Conversions to project-based vouchers under the Department of Housing and Urban Development's (HUD) Rental Assistance Demonstration (RAD) program will have a small effect on the percentage of total vouchers (made up of project and tenant-based) that are project-based. Residents with tenant-based vouchers can receive their assistance in any eligible privately owned rental unit, which means if they leave the unit, their assistance goes with them. In contrast, residents with project-based vouchers can only benefit from the assistance if they remain in the specific unit. As of March 1, 2014, property owners had converted a total of 6,670 units to project-based vouchers in nine states. The percentage of vouchers that are project-based including RAD conversions was 3.81 percent, and without RAD, would have been 3.45 percent. Further, the impact of these conversions on the overall long-term percentage of project-based vouchers will be small because the conversions are limited to the remaining 38,000 units assisted through the three designated HUD programs, which is relatively small compared to the over 2 million total outstanding vouchers. As the figure shows, most conversions have taken place in New York, Massachusetts, Michigan, and New Jersey—four states with a large concentration of units that were originally subsidized under designated HUD programs.

Number and Percentage of Units Converted to Project-Based Vouchers through the Rental Assistance Demonstration, by State, as of March 1, 2014

Number and Percentage of Units Converted to Project-Based Vouchers through the Rental Assistance Demonstration, by State, as of March 1, 2014

Note: Percentages may not total to 100 percent due to rounding.

Stakeholders GAO interviewed generally viewed the conversions to project-based vouchers as a useful tool in preserving affordable housing. Stakeholders explained that, absent RAD, property owners would have had few or no options for continuing some form of rental subsidy when their contracts expired. Further, RAD conversions provide a stable subsidy for their properties that allows them to better obtain financing. All five owners—representing nine properties GAO contacted—have recapitalized or plan to recapitalize their properties, including refinancing or restructuring their debt, in order to rehabilitate them. Housing organization officials and a housing expert also told GAO that RAD has helped to preserve the number of affordable housing units. PHA officials, property owners, and residents told GAO that these conversions have not adversely affected residents' housing choices.

Why GAO Did This Study

Over the next several years, rental assistance contracts will expire for about 38,000 affordable housing units currently subsidized through three HUD rental programs. Owners of these units would no longer be required to maintain affordable rents or make their units available to low-income residents. Residents in these units are eligible to receive special tenant-based vouchers called tenant-protection vouchers to shield them from resulting rent increases. HUD's RAD program was created in 2011 to preserve affordable housing by, among other things, allowing owners to convert these tenant-protection vouchers to project-based vouchers for units in three designated HUD programs. Project-based vouchers result in a long-term contract between the property owners and PHAs, which administer the vouchers.

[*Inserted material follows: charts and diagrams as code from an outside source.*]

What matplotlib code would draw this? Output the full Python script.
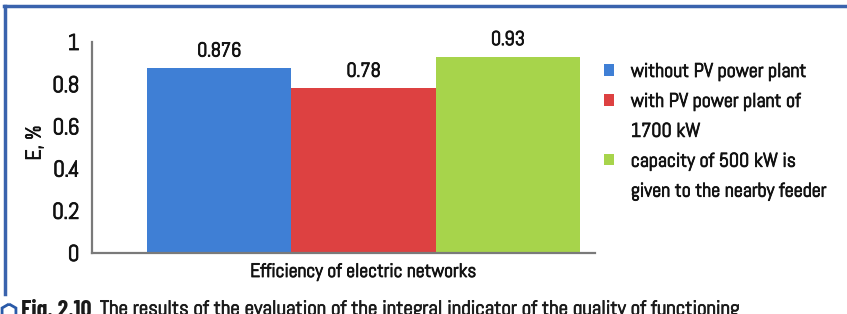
import matplotlib
matplotlib.use("Agg")
import matplotlib.pyplot as plt
import matplotlib.patheffects as pe
from matplotlib.patches import Patch, RegularPolygon
from matplotlib.lines import Line2D

plt.rcParams['font.family'] = ['Abel', 'DejaVu Sans']

categories = ["without PV power plant",
              "with PV power plant of 1700 kW",
              "capacity of 500 kW is given to the nearby feeder"]
values = [0.876, 0.78, 0.93]
value_labels = ["0.876", "0.78", "0.93"]
colors = ["#3f7fd5", "#dd4141", "#a7d44b"]
yticks = [0, 0.2, 0.4, 0.6, 0.8, 1]
ytick_labels = ["0", "0.2", "0.4", "0.6", "0.8", "1"]
legend_lines = [("without PV power plant", 0),
                ("with PV power plant of", 1),
                ("1700 kW", None),
                ("capacity of 500 kW is", 2),
                ("given to the nearby feeder", None)]

TXT = '#111111'
bold_fx = [pe.withStroke(linewidth=0.6, foreground=TXT)]

W, H = 847, 314
fig = plt.figure(figsize=(W / 100, H / 100), dpi=100)
ax = fig.add_axes([92 / W, (H - 253) / H, (595 - 92) / W, (253 - 42) / H])

x = list(range(len(values)))
bars = ax.bar(x, values, width=1.0, color=colors, edgecolor='none')
for xi, v, lab in zip(x, values, value_labels):
    ax.annotate(lab, (xi, v), xytext=(0, 5.5), textcoords='offset points',
                ha='center', va='bottom', fontsize=14.5, color=TXT,
                path_effects=bold_fx)

ax.set_xlim(-0.5 - 55 / 144.3, 2.5 + 15 / 144.3)
ax.set_ylim(0, 1)
ax.set_yticks(yticks)
ax.set_yticklabels(ytick_labels, fontsize=16.5)
ax.set_xticks([])
ax.tick_params(axis='y', length=0, pad=9, labelcolor=TXT)
for t in ax.get_yticklabels():
    t.set_path_effects(bold_fx)
for s in ['top', 'right']:
    ax.spines[s].set_visible(False)
for s in ['left', 'bottom']:
    ax.spines[s].set_color('#7a7a7a')
    ax.spines[s].set_linewidth(1.6)
ax.set_xlabel("Efficiency of electric networks", fontsize=14, color=TXT,
              path_effects=bold_fx)
ax.xaxis.set_label_coords((363 - 92) / (595 - 92), -(272 - 253) / (253 - 42) )
ax.xaxis.label.set_va('center')
ax.set_ylabel("E, %", fontsize=15.5, color=TXT, path_effects=bold_fx)
ax.yaxis.set_label_coords(-(92 - 35) / (595 - 92), (253 - 143) / (253 - 42))
ax.yaxis.label.set_va('center')

# legend (multi-line labels split so the square sits beside the first line)
handles = []
for text, idx in legend_lines:
    if idx is None:
        handles.append(Patch(facecolor='none', edgecolor='none'))
    else:
        handles.append(Patch(facecolor=colors[idx], edgecolor='none'))
leg = fig.legend(handles, [t for t, _ in legend_lines], loc='upper left',
                 bbox_to_anchor=(604 / W, 1 - 63 / H), frameon=False,
                 fontsize=14.3, handlelength=0.5, handleheight=0.5,
                 handletextpad=0.85, labelspacing=0.6, borderaxespad=0,
                 borderpad=0, labelcolor=TXT)
for t in leg.get_texts():
    t.set_path_effects(bold_fx)

# decorative frame
fig.add_artist(Line2D([5 / W, 5 / W], [1 - 6 / H, 1 - 294 / H],
                      transform=fig.transFigure, color='#3a63ad', lw=2.5))
fig.add_artist(Line2D([4 / W, 1], [1 - 6 / H, 1 - 6 / H],
                      transform=fig.transFigure, color='#3a63ad', lw=2.5))

# caption (cut off at the bottom)
fig.add_artist(RegularPolygon((9, 2), numVertices=6, radius=8,
                              transform=None, facecolor='none',
                              edgecolor='#2a5aa8', lw=2))
fig.text(21 / W, 1 - 299 / H, "Fig. 2.10", fontsize=17.5, fontweight='bold',
         family=['Barlow Condensed', 'Abel', 'DejaVu Sans'],
         va='top', ha='left', color='#1a1a1a')
fig.text(100 / W, 1 - 300 / H,
         "The results of the evaluation of the integral indicator of the quality of functioning",
         fontsize=15, va='top', ha='left', color='#1a1a1a',
         path_effects=[pe.withStroke(linewidth=0.6, foreground='#1a1a1a')])

fig.savefig("out.png", dpi=100)
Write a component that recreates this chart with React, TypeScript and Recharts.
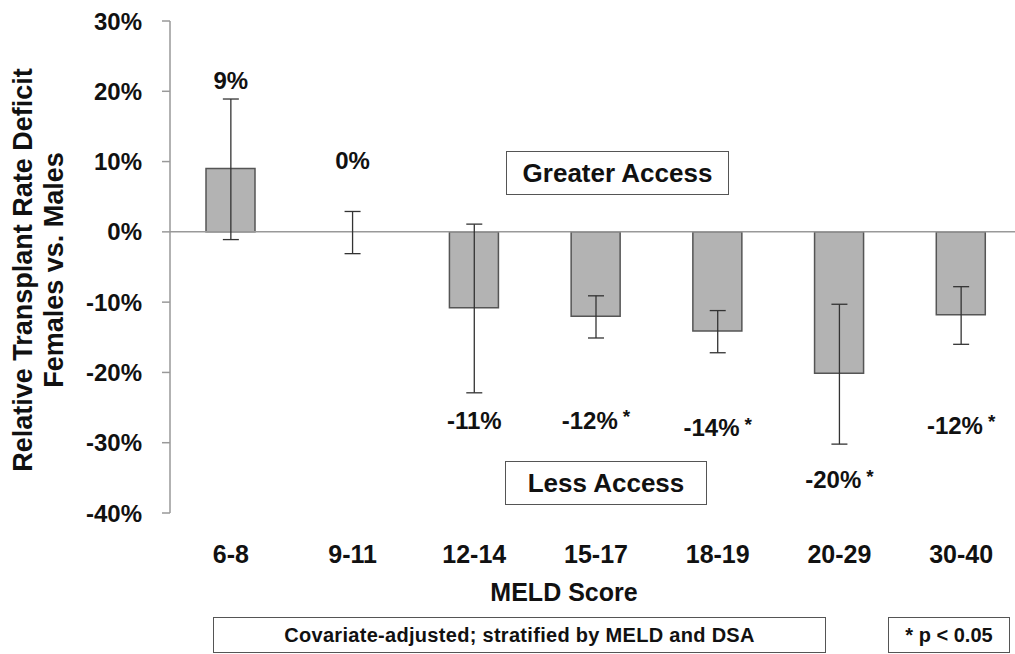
import React from "react";
import {
  Bar,
  ComposedChart,
  ErrorBar,
  LabelList,
  Line,
  ReferenceLine,
  XAxis,
  YAxis,
} from "recharts";

const categories = ["6-8", "9-11", "12-14", "15-17", "18-19", "20-29", "30-40"];
const deficit = [9, 0, -10.8, -12, -14.1, -20.1, -11.8];
const ciLow = [-1.1, -3.1, -22.9, -15.1, -17.2, -30.2, -16];
const ciHigh = [18.9, 2.9, 1.1, -9.1, -11.2, -10.3, -7.8];
// "*" marks p < 0.05
const labelText = ["9%", "0%", "-11%", "-12%*", "-14%*", "-20%*", "-12%*"];
const labelAt = [21.5, 10.2, -26.8, -26.8, -27.9, -35.3, -27.5];
const yTicks = [-40, -30, -20, -10, 0, 10, 20, 30];

const rows = categories.map((cat, i) => ({
  cat,
  deficit: deficit[i],
  err: [deficit[i] - ciLow[i], ciHigh[i] - deficit[i]],
  labelAt: labelAt[i],
  labelText: labelText[i],
}));

const font = '"Liberation Sans", Arial, sans-serif';

function CatTick({ x, y, payload }: any) {
  return (
    <text
      x={x}
      y={y + 50}
      textAnchor="middle"
      fontSize={25}
      fontWeight="bold"
      fill="#111"
      fontFamily={font}
    >
      {payload.value}
    </text>
  );
}

function ValueLabel(props: any) {
  const { x, y, value } = props;
  const s = String(value);
  const star = s.endsWith("*");
  const main = star ? s.slice(0, -1) : s;
  return (
    <text
      x={x}
      y={y}
      textAnchor="middle"
      dominantBaseline="central"
      fontSize={24}
      fontWeight="bold"
      fill="#111"
      fontFamily={font}
    >
      {main}
      {star && (
        <tspan fontSize={19} dx={5} dy={-4}>
          *
        </tspan>
      )}
    </text>
  );
}

const boxStyle: React.CSSProperties = {
  position: "absolute",
  boxSizing: "border-box",
  border: "1.5px solid #555",
  background: "#fff",
  display: "flex",
  alignItems: "center",
  justifyContent: "center",
  fontWeight: "bold",
  color: "#111",
  whiteSpace: "nowrap",
};

export default function App() {
  return (
    <div
      style={{
        position: "absolute",
        left: 0,
        top: 0,
        width: 1015,
        height: 654,
        overflow: "hidden",
        background: "#fff",
        fontFamily: font,
      }}
    >
      <ComposedChart
        width={1030}
        height={654}
        data={rows}
        margin={{ top: 21, right: 8, bottom: 81, left: 0 }}
      >
        <XAxis
          dataKey="cat"
          axisLine={false}
          tickLine={false}
          tickSize={0}
          tickMargin={0}
          height={60}
          interval={0}
          tick={<CatTick />}
        />
        <YAxis
          domain={[-40, 30]}
          ticks={yTicks}
          allowDataOverflow
          tickFormatter={(v: number) => `${v}%`}
          width={170}
          axisLine={{ stroke: "#999", strokeWidth: 1.5 }}
          tickLine={{ stroke: "#999", strokeWidth: 1.5 }}
          tickSize={8}
          tickMargin={20}
          tick={{ fontSize: 24, fontWeight: "bold", fill: "#111", fontFamily: font }}
        />
        <ReferenceLine y={0} stroke="#999" strokeWidth={1.5} />
        <Bar
          dataKey="deficit"
          barSize={49}
          fill="#b3b3b3"
          stroke="#555"
          strokeWidth={1.5}
          isAnimationActive={false}
        />
        {/* invisible line carries the confidence intervals so the 0% bar still gets one */}
        <Line
          dataKey="deficit"
          stroke="none"
          dot={false}
          activeDot={false}
          legendType="none"
          isAnimationActive={false}
        >
          <ErrorBar dataKey="err" width={8} stroke="#333" strokeWidth={1.3} direction="y" />
        </Line>
        <Line
          dataKey="labelAt"
          stroke="none"
          dot={false}
          activeDot={false}
          legendType="none"
          isAnimationActive={false}
        >
          <LabelList dataKey="labelText" content={<ValueLabel />} />
        </Line>
      </ComposedChart>

      <div
        style={{
          position: "absolute",
          left: 40 - 230,
          top: 270 - 32,
          width: 460,
          height: 64,
          transform: "rotate(-90deg)",
          transformOrigin: "center",
          textAlign: "center",
          fontSize: 27,
          lineHeight: "31px",
          fontWeight: "bold",
          color: "#111",
        }}
      >
        Relative Transplant Rate Deficit
        <br />
        Females vs. Males
      </div>

      <div style={{ ...boxStyle, left: 506, top: 151, width: 223, height: 44, fontSize: 26 }}>
        Greater Access
      </div>
      <div style={{ ...boxStyle, left: 505, top: 461, width: 202, height: 44, fontSize: 26 }}>
        Less Access
      </div>

      <div
        style={{
          position: "absolute",
          left: 464,
          top: 576,
          width: 200,
          textAlign: "center",
          fontSize: 25,
          lineHeight: "32px",
          fontWeight: "bold",
          color: "#111",
        }}
      >
        MELD Score
      </div>

      <div
        style={{ ...boxStyle, left: 213, top: 617, width: 613, height: 36, fontSize: 20, letterSpacing: 0.3 }}
      >
        Covariate-adjusted; stratified by MELD and DSA
      </div>
      <div style={{ ...boxStyle, left: 888, top: 617, width: 122, height: 36, fontSize: 20 }}>
        * p &lt; 0.05
      </div>
    </div>
  );
}
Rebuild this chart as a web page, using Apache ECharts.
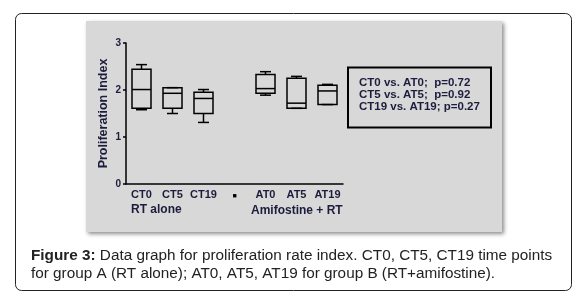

The Consolidated and Further Continuing Appropriations Act of 2012 mandated that GAO review these conversions under RAD. This report describes the results of these conversions.

GAO reviewed HUD program documentation and procedures; analyzed data on conversions as of March 1, 2014; and conducted interviews with HUD officials as well as nongeneralizable interviews with four PHAs and five property owners selected based on geography and other factors.

GAO is not making recommendations in this report.